David Eggleton is a performance poet and writer. Part Polynesian, he grew up between Fiji and New Zealand. Eggleton’s many awards include six times Book Reviewer of the Year in the Montana New Zealand Book Awards, PEN Best First Book of Poetry, the Robert Burns Fellowship and, uniquely among New Zealand poets, he was London Time Out’s Street Entertainer of the Year in 1985. He also writes non-fiction, has produced several documentaries, CDs and short films.
Catherine Fitchett lives in Christchurch and has had poems published in The Christchurch Press, Takahe, JAAM and various anthologies. She has a day job in accounts but once upon a time, worked as a forensic scientist. This is not as exciting as it sounds, as she wasn’t allowed to make stuff up.
Brianna Houston – I am eleven years old and was born blind. I like swimming, listening to music, reading and listening to books and writing poetry. My Dad says I am a cheeky monkey and I like a good laugh. I love having leaf fights with my friends in autumn. I like being around animals and one day I would love to have a dog of my own.
Leslie McKay lives in the Maruia Valley, on the west coast of the South Island, where she found refuge after the Christchurch earthquakes. A poet and short fiction writer, she is collaborating with Lisa Tui on poem/songs for an EP steeped in the pre and post quake city and also runs poetry workshops there. She has been published online, read her work at Christchurch venues and in 2014 won the Hagley Writers Institute National Poetry Day competition.
Elizabeth Pulford has published stories, poems, and articles for adults and children. Nearing to sixty books for children, from early readers through to Young Adults; and one adult’s novel. Many of her adult short stories won competitions, while three of her children’s books, The Memory Tree, (Scholastic); Call of the Cruins, (Scholastic); and Tussock (Walker Books) reached the finals of the New Zealand Post Children’s Book Awards.
Sandra Simpson lives in Tauranga and is secretary of the Katikati Haiku Pathway Committee, editor of the Haiku NewZ website and South Pacific editor for the annual Red Moon anthology (US). She has won several awards for her haiku and has published her first collection, breath.

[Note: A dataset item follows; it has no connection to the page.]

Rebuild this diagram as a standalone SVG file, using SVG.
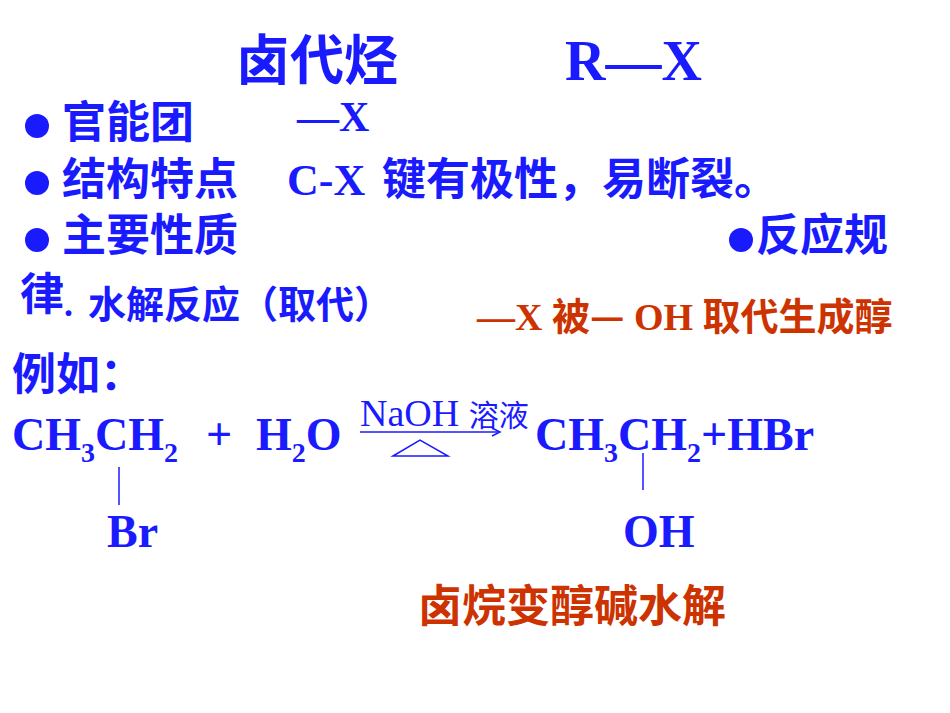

Hone Tuwhare was loved and cherished by New Zealanders from all walks of life. Touring tirelessly, Hone shared his talent and inspired audiences in every corner of the country from primary and secondary schools to universities, factories to art galleries and prisons. As he travelled, Hone encouraged others to write, express themselves, create and celebrate life.

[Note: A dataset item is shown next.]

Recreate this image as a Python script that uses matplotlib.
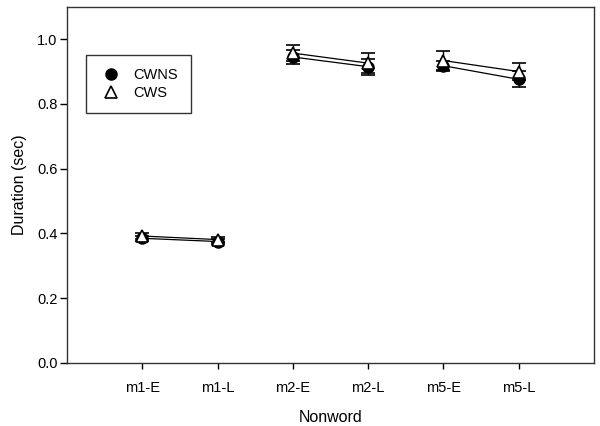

Born in 1922 in the small settlement of Kokewai, just south of Kaikohe, Hone spent much of his childhood in Auckland with his father Ben, following the passing of his mother Mihipaea when he was five.
A move to Beach Haven on Auckland’s North Shore in 1963 with the publication of his first book, No Ordinary Sun, in the following year, was life-changing for Hone. The collection was widely acclaimed and established him as a significant and unique presence on the New Zealand literary scene. Over the following four decades he published 12 more collections of poems, some short stories and a play, and immersed himself in writing, performing and touring both in New Zealand and overseas. He was the recipient of many awards and fellowships and was twice winner of the Montana NZ poetry award. Hone was Te Mata Poet Laureate in 1999 and received two honorary doctorates in literature. He was named one of New Zealand’s ten greatest living artists in 2003.
(Thanks to the Hone Tuwhare Charitable Trust website – honetuwhare.org.nz)
Pat White is a poet and essayist who lives in Fairlie. His first collection of poetry, Signposts, was published in 1977, and he has since published a range of collections that draw on his experience living in different places around New Zealand. Pat was the 2010 Writer in Residence at the historic Randell Cottage in Wellington.